The body has often been compared to a building in which the temperature is regulated by a thermostat, but the comparison is not exact. The thermostat controls the temperature merely by regulating the combustion of fuel; and with the advent of mild weather we let the fires go out altogether. In the body the fires are always burning, the briskness with which they burn—or, to drop the metaphor, the rate at which bodily heat is generated—depending, above all, upon muscular activity, but also upon other causes. It is true that we possess a nervous mechanism, analogous to the thermostat, which tends to adjust the production of animal heat in such a manner as to offset the cooling effect of our environment; but this mechanism appears to be less important in maintaining our constant temperature than another, which regulates the loss of heat from the body. According to M. J. Rosenau:

“Heat is lost from the body chiefly in two ways; (1) by heat transfer, or loss by radiation, conduction, and convection; (2) by evaporation, chiefly by the evaporation of the water of perspiration. Pettenkofer and Voit estimated the loss of water by the lungs at 286 grams, and from the skin at from 500 to 1,700 grams daily. This will give some idea of the effects here concerned. The loss by heat transfer diminishes as the temperature of the surrounding air rises. The temperature of the body would rise when the atmospheric temperature goes above 70 degrees F. were not perspiration then secreted. So long as the perspiration can evaporate freely the heat production and heat loss are balanced. With a high humidity evaporation is lessened and the balance is maintained by rushing blood to the skin, which causes an elevation of the temperature of the surface, and thus the loss of heat by radiation, conduction, and convection is facilitated.”

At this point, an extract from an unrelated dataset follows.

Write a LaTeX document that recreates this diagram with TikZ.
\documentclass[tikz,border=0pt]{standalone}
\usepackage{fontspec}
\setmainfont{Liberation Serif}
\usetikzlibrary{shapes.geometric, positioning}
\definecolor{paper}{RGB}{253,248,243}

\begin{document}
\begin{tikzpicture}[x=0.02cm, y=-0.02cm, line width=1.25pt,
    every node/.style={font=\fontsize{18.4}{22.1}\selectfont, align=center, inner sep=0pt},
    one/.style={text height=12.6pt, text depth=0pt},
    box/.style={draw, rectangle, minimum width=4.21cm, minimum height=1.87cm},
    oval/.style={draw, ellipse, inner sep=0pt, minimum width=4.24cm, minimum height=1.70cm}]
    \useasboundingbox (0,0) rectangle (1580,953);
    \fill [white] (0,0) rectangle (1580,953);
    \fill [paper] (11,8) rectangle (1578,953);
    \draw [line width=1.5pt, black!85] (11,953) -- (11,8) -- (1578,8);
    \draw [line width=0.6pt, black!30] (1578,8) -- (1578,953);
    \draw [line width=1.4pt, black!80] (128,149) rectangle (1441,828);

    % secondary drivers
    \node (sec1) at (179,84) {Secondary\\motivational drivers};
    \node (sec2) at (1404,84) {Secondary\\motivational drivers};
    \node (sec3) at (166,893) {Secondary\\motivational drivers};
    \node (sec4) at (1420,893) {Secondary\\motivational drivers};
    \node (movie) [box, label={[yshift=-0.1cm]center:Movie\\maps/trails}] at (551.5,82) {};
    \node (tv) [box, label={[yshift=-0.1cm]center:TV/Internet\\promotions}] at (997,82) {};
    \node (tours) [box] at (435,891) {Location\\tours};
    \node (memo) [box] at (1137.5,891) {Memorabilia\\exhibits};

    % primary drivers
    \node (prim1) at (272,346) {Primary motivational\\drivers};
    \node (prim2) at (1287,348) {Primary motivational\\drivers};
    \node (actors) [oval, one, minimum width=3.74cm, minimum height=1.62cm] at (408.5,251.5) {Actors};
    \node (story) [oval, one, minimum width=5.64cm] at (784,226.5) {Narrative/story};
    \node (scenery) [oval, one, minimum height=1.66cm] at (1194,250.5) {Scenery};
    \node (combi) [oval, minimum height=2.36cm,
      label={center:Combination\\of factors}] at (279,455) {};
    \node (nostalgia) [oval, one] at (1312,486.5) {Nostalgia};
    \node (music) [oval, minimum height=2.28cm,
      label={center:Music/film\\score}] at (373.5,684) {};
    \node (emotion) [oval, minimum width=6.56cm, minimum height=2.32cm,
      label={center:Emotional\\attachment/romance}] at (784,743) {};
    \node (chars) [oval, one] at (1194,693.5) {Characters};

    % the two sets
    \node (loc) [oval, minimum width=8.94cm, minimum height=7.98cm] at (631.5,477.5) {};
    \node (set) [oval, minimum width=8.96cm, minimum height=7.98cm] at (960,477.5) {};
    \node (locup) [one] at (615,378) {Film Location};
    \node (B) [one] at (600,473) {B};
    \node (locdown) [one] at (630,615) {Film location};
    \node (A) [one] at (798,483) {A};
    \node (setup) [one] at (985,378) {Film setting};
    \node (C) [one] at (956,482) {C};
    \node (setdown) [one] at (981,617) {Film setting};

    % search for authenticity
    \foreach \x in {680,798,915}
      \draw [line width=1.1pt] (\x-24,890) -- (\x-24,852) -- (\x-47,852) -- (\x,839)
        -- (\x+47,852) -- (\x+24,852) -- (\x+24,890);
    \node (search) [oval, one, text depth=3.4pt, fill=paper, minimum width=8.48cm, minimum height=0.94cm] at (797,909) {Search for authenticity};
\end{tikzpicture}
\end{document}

Human sensations of temperature are paradoxical. We talk of being “hot” and “cold,” as if we belonged to the class of cold-blooded animals—the fishes and the reptiles—that actually undergo great variations of temperature, with variations in the temperature of their environment. We hear people say, for example, that they are most comfortable at a temperature of 65; yet we know that their temperature is always 98½, except just at the surface of the body.

The human body is, in fact, a poor thermometer. Our sensations do not register the temperature of the air, but they do, in a way, register the cooling power of the air, which depends upon temperature, humidity, and air movement, and they register, especially, changes in this cooling power, for within certain limits the body soon adapts itself to a constant rate of cooling, so as to lose any impression of heat or cold. When a steady outflow of heat from the body has been set up and the external cooling power is suddenly increased, we become conscious of a difference between the temperature at the surface of the body and the “blood temperature” beneath. The action of the nerves at the surface and the nerves underneath, under these circumstances, has been compared to that of a thermo-junction, in which an electric current is produced by differences of temperature. The rate of evaporation from the skin, also, has a marked effect upon our sensations of comfort and discomfort.

The common thermometer was long ago discredited as a means of measuring atmospheric comfort. Then, for a time, the wet-bulb thermometer had its day, and its indications were once published on a large scale in this country as representing the “sensible temperature,” or temperature that we actually feel. The wet-bulb thermometer is cooled by evaporation below the air temperature, except when the air is saturated with moisture, and may therefore give a rough indication of the temperature acquired by the skin when moistened with perspiration. The temperature of the skin is not, however, an accurate indication of our feelings of heat or cold, nor is it a satisfactory guide to the physiological effects of atmospheric conditions.